Public footprint. Customers who have posted about the product on social media, written about it in their company blog, or mentioned it in a podcast have already published proof publicly. Asking them for an on-site testimonial is a small step from what they have already done voluntarily.
The four signals are combined into a testimonial-readiness score that prioritizes outreach. The score is computed weekly from product analytics, and the top-scoring customers are routed into the in-product capture flow as their usage triggers the post-success or milestone moments. The combination of selection and timing is what separates effective PLG testimonial capture from the alternative of emailing the entire customer base and hoping.
Attribution and Privacy in the Self-Serve Model
PLG customers often sign up with personal or work-personal email addresses, and the company-and-role attribution that gives a testimonial credibility is not present in the account data. The capture flow has to ask for the attribution explicitly and verify it, because a testimonial attributed to "John, Acme Corp" is weaker than one attributed to "John Smith, Director of Marketing at Acme Corp" with a verified LinkedIn profile.
The verification flow that works without becoming intrusive: the in-product prompt asks for the attribution fields as optional, the customer provides them voluntarily because the publication value is clear, and the company sends a one-click verification email to the work email address (if different from the signup email) to confirm.
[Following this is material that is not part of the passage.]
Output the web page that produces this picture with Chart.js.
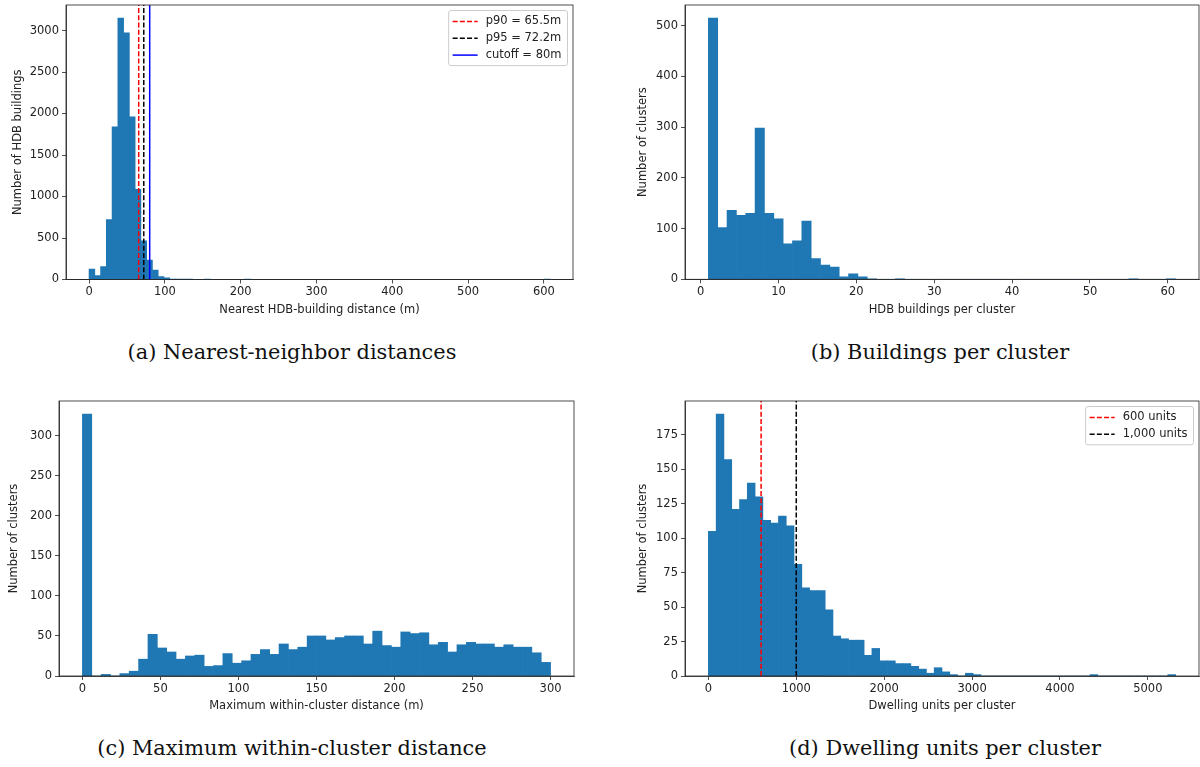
<!DOCTYPE html>
<html>
<head>
<meta charset="utf-8">
<script src="https://cdn.jsdelivr.net/npm/chart.js@4.4.1/dist/chart.umd.min.js"></script>
<style>
  body { margin: 0; background: #fff; width: 1200px; height: 767px; position: relative; overflow: hidden; }
  canvas { position: absolute; }
  .cap { position: absolute; font-family: "DejaVu Serif", serif; font-size: 20.9px; color: #111;
         white-space: nowrap; transform: translate(-50%, -50%); }
</style>
</head>
<body>
<canvas id="nn" width="590" height="320" style="left:0;top:0"></canvas>
<canvas id="bpc" width="580" height="320" style="left:620px;top:0"></canvas>
<canvas id="span" width="590" height="330" style="left:0;top:390px"></canvas>
<canvas id="units" width="580" height="330" style="left:620px;top:390px"></canvas>

<div class="cap" style="left:292px;top:352px">(a) Nearest-neighbor distances</div>
<div class="cap" style="left:940px;top:352px">(b) Buildings per cluster</div>
<div class="cap" style="left:292px;top:748px">(c) Maximum within-cluster distance</div>
<div class="cap" style="left:945px;top:748px">(d) Dwelling units per cluster</div>

<script>
// (a) nearest HDB-building distance, 80 bins of 7.6 m
const nnBinStart = 0;
const nnBinWidth = 7.6;
const nnCounts = [
  125, 48, 157, 721, 1840, 3150, 2972, 1961, 1087, 467,
  234, 113, 36, 20, 6, 3, 1, 1, 0, 0,
  1, 0, 0, 0, 0, 0, 0, 1, 0, 0,
  0, 0, 0, 0, 0, 0, 0, 0, 0, 0,
  0, 0, 0, 0, 0, 0, 0, 0, 0, 0,
  0, 0, 0, 0, 0, 0, 0, 0, 0, 0,
  0, 0, 0, 0, 0, 0, 0, 0, 0, 0,
  0, 0, 0, 0, 0, 0, 0, 0, 0, 1
];
const nnXTicks = [0, 100, 200, 300, 400, 500, 600];
const nnYTicks = [0, 500, 1000, 1500, 2000, 2500, 3000];
const nnMarkValues = [65.5, 72.2, 80];
const nnMarkLabels = ['p90 = 65.5m', 'p95 = 72.2m', 'cutoff = 80m'];

// (b) buildings per cluster, 50 bins of 1.2 starting at 1
const bpcBinStart = 1;
const bpcBinWidth = 1.2;
const bpcCounts = [
  515, 102, 136, 126, 130, 298, 130, 119, 70, 76,
  115, 41, 28, 24, 5, 11, 5, 1, 0, 0,
  1, 0, 0, 0, 0, 0, 0, 0, 0, 0,
  0, 0, 0, 0, 0, 0, 0, 0, 0, 0,
  0, 0, 0, 0, 0, 1, 0, 0, 0, 1
];
const bpcXTicks = [0, 10, 20, 30, 40, 50, 60];
const bpcYTicks = [0, 100, 200, 300, 400, 500];

// (c) maximum within-cluster distance, 50 bins of 6 m
const spanBinStart = 0;
const spanBinWidth = 6;
const spanCounts = [
  327, 0, 2, 0, 3, 6, 21, 52, 35, 30,
  21, 25, 26, 12, 13, 28, 16, 19, 27, 33,
  27, 40, 33, 36, 50, 50, 45, 48, 50, 50,
  40, 56, 38, 36, 55, 53, 54, 39, 42, 30,
  39, 42, 40, 40, 36, 39, 36, 36, 29, 17
];
const spanXTicks = [0, 50, 100, 150, 200, 250, 300];
const spanYTicks = [0, 50, 100, 150, 200, 250, 300];

// (d) dwelling units per cluster, 60 bins of 88.6 units
const unitsBinStart = 0;
const unitsBinWidth = 88.6;
const unitsCounts = [
  105, 190, 157, 121, 128, 140, 130, 113, 111, 116,
  109, 81, 64, 62, 62, 48, 29, 27, 26, 26,
  15, 20, 11, 11, 9, 9, 7, 5, 2, 6,
  3, 1, 0, 2, 1, 0, 0, 0, 0, 0,
  0, 0, 0, 0, 0, 0, 0, 0, 0, 1,
  0, 0, 0, 0, 0, 0, 0, 0, 0, 1
];
const unitsXTicks = [0, 1000, 2000, 3000, 4000, 5000];
const unitsYTicks = [0, 25, 50, 75, 100, 125, 150, 175];
const unitsMarkValues = [600, 1000];
const unitsMarkLabels = ['600 units', '1,000 units'];

const INK = '#222';
const BAR = '#1f77b4';
const FONT = { family: 'DejaVu Sans', size: 11.5 };

Chart.defaults.font.family = 'DejaVu Sans';

// bin centres for a linear x axis
function histPoints(counts, start, width) {
  return counts.map((c, i) => ({ x: start + width * (i + 0.5), y: c }));
}

// full box around the plot area, drawn over the bars
const framePlugin = {
  id: 'frame',
  afterDatasetsDraw(chart) {
    const { ctx, chartArea: a } = chart;
    ctx.save();
    ctx.strokeStyle = INK;
    ctx.lineWidth = 0.8;
    ctx.strokeRect(a.left, a.top, a.right - a.left, a.bottom - a.top);
    ctx.restore();
  }
};

// legend box in the upper right corner, one row per reference line
const boxLegend = {
  id: 'boxLegend',
  afterDraw(chart) {
    const items = chart.data.datasets.filter(d => d.type === 'line');
    if (!items.length) return;
    const { ctx, chartArea: a } = chart;
    ctx.save();
    ctx.font = '11.5px "DejaVu Sans"';
    const textW = Math.max(...items.map(d => ctx.measureText(d.label).width));
    const rowH = 16.8;
    const w = 4 + 25 + 8 + textW + 6;
    const h = 11 + rowH * (items.length - 1) + 10.5;
    const x = a.right - 5.5 - w;
    const y = a.top + 5.5;
    ctx.beginPath();
    if (ctx.roundRect) ctx.roundRect(x, y, w, h, 2.5); else ctx.rect(x, y, w, h);
    ctx.fillStyle = 'rgba(255,255,255,0.8)';
    ctx.fill();
    ctx.strokeStyle = '#cccccc';
    ctx.lineWidth = 1;
    ctx.stroke();
    items.forEach((d, i) => {
      const cy = y + 11 + i * rowH;
      ctx.beginPath();
      ctx.strokeStyle = d.borderColor;
      ctx.lineWidth = 1.5;
      ctx.setLineDash(d.borderDash || []);
      ctx.moveTo(x + 4, cy);
      ctx.lineTo(x + 29, cy);
      ctx.stroke();
      ctx.setLineDash([]);
      ctx.fillStyle = INK;
      ctx.textBaseline = 'middle';
      ctx.fillText(d.label, x + 37, cy);
    });
    ctx.restore();
  }
};

function drawHist(id, o) {
  const datasets = (o.marks || []).map(m => ({
    type: 'line',
    label: m.label,
    data: [{ x: m.x, y: 0 }, { x: m.x, y: o.yMax }],
    borderColor: m.color,
    borderWidth: 1.5,
    borderDash: m.dash,
    pointRadius: 0,
    order: 1
  }));
  datasets.push({
    type: 'bar',
    label: 'count',
    data: histPoints(o.counts, o.binStart, o.binWidth),
    backgroundColor: BAR,
    borderWidth: 0,
    barPercentage: 1,
    categoryPercentage: 1,
    grouped: false,
    order: 2
  });

  new Chart(document.getElementById(id).getContext('2d'), {
    type: 'bar',
    data: { datasets },
    options: {
      responsive: false,
      animation: false,
      events: [],
      layout: { padding: { left: 0, top: o.padTop, right: o.padRight, bottom: 0 } },
      plugins: { legend: { display: false }, tooltip: { enabled: false } },
      scales: {
        x: {
          type: 'linear',
          offset: false,
          min: o.xMin,
          max: o.xMax,
          afterBuildTicks: s => { s.ticks = o.xTicks.map(v => ({ value: v })); },
          afterFit: s => { s.height = o.xHeight; s.paddingLeft = 0; s.paddingRight = 0; },
          grid: { offset: false, drawOnChartArea: false, color: INK, lineWidth: 0.8, tickLength: 4 },
          border: { color: INK, width: 0.8 },
          ticks: { color: INK, font: FONT, padding: 2, maxRotation: 0, autoSkip: false, callback: v => String(v) },
          title: { display: true, text: o.xTitle, color: INK, font: FONT, padding: { top: 0, bottom: o.xTitlePad } }
        },
        y: {
          type: 'linear',
          min: 0,
          max: o.yMax,
          afterBuildTicks: s => { s.ticks = o.yTicks.map(v => ({ value: v })); },
          afterFit: s => { s.width = o.yWidth; s.paddingTop = 0; s.paddingBottom = 0; },
          grid: { drawOnChartArea: false, color: INK, lineWidth: 0.8, tickLength: 4 },
          border: { color: INK, width: 0.8 },
          ticks: { color: INK, font: FONT, padding: 3, autoSkip: false, callback: v => String(v) },
          title: { display: true, text: o.yTitle, color: INK, font: FONT, padding: { top: o.yTitlePad, bottom: 0 } }
        }
      }
    },
    plugins: [framePlugin, boxLegend]
  });
}

document.addEventListener('DOMContentLoaded', () => {
  drawHist('nn', {
    counts: nnCounts, binStart: nnBinStart, binWidth: nnBinWidth,
    xMin: -30.4, xMax: 638.4, xTicks: nnXTicks,
    yMax: 3307.5, yTicks: nnYTicks,
    xTitle: 'Nearest HDB-building distance (m)', yTitle: 'Number of HDB buildings',
    padTop: 5, padRight: 17, yWidth: 66, xHeight: 40.5, xTitlePad: 3.1, yTitlePad: 11.4,
    marks: [
      { x: nnMarkValues[0], label: nnMarkLabels[0], color: '#ff0000', dash: [5, 2.2] },
      { x: nnMarkValues[1], label: nnMarkLabels[1], color: '#000000', dash: [5, 2.2] },
      { x: nnMarkValues[2], label: nnMarkLabels[2], color: '#0000ff', dash: [] }
    ]
  });

  drawHist('bpc', {
    counts: bpcCounts, binStart: bpcBinStart, binWidth: bpcBinWidth,
    xMin: -2, xMax: 64, xTicks: bpcXTicks,
    yMax: 540.75, yTicks: bpcYTicks,
    xTitle: 'HDB buildings per cluster', yTitle: 'Number of clusters',
    padTop: 5, padRight: 1, yWidth: 65, xHeight: 40.7, xTitlePad: 3.1, yTitlePad: 16.1
  });

  drawHist('span', {
    counts: spanCounts, binStart: spanBinStart, binWidth: spanBinWidth,
    xMin: -15, xMax: 315, xTicks: spanXTicks,
    yMax: 343.35, yTicks: spanYTicks,
    xTitle: 'Maximum within-cluster distance (m)', yTitle: 'Number of clusters',
    padTop: 11, padRight: 16, yWidth: 59, xHeight: 44, xTitlePad: 7.1, yTitlePad: 7.1
  });

  drawHist('units', {
    counts: unitsCounts, binStart: unitsBinStart, binWidth: unitsBinWidth,
    xMin: -265.8, xMax: 5581.8, xTicks: unitsXTicks,
    yMax: 199.5, yTicks: unitsYTicks,
    xTitle: 'Dwelling units per cluster', yTitle: 'Number of clusters',
    padTop: 11, padRight: 1, yWidth: 65, xHeight: 44, xTitlePad: 7.1, yTitlePad: 16.1,
    marks: [
      { x: unitsMarkValues[0], label: unitsMarkLabels[0], color: '#ff0000', dash: [5, 2.2] },
      { x: unitsMarkValues[1], label: unitsMarkLabels[1], color: '#000000', dash: [5, 2.2] }
    ]
  });
});
</script>
</body>
</html>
The verification step takes thirty seconds for the customer, and it produces attribution that survives scrutiny when the testimonial is later challenged.
Privacy handling is also different in the PLG model. Sales-led customers expect the company to have their information; PLG customers may have signed up specifically because they did not want to share much. The testimonial consent has to be explicit, granular, and revocable — separate checkboxes for use of name, use of company, use of role, use of headshot, use of video — and the customer has to be able to revoke any of them without revoking the others.
Volume, Variety, and the Long-Tail Advantage
The PLG capture model produces a different testimonial distribution than the sales-led model. Sales-led companies produce a small number of high-touch case studies; PLG companies produce a large number of medium-touch testimonials. Both have proof value, but the strategic uses differ.
PLG testimonial volume enables three things that sales-led companies struggle to do: industry-vertical coverage (testimonials from every customer segment because every segment has dozens of customers), use-case granularity (a testimonial for each major use case rather than one omnibus case study), and search-driven landing-page proof (a testimonial relevant to the specific search query the visitor came in on). The long-tail testimonial library is the natural output of PLG capture, and the strategic value is in slotting the right testimonial into the right context at the right moment.
The capture redesign described above is not a one-quarter project. It involves product engineering for the in-product prompts, marketing-operations work for the async video pipeline, and analytics work for the readiness scoring. But once it is in place, it produces a self-replenishing testimonial library without the per-testimonial CSM time that limits sales-led capture. For PLG companies operating at scale, that compounding effect is the long-term advantage that justifies the up-front investment.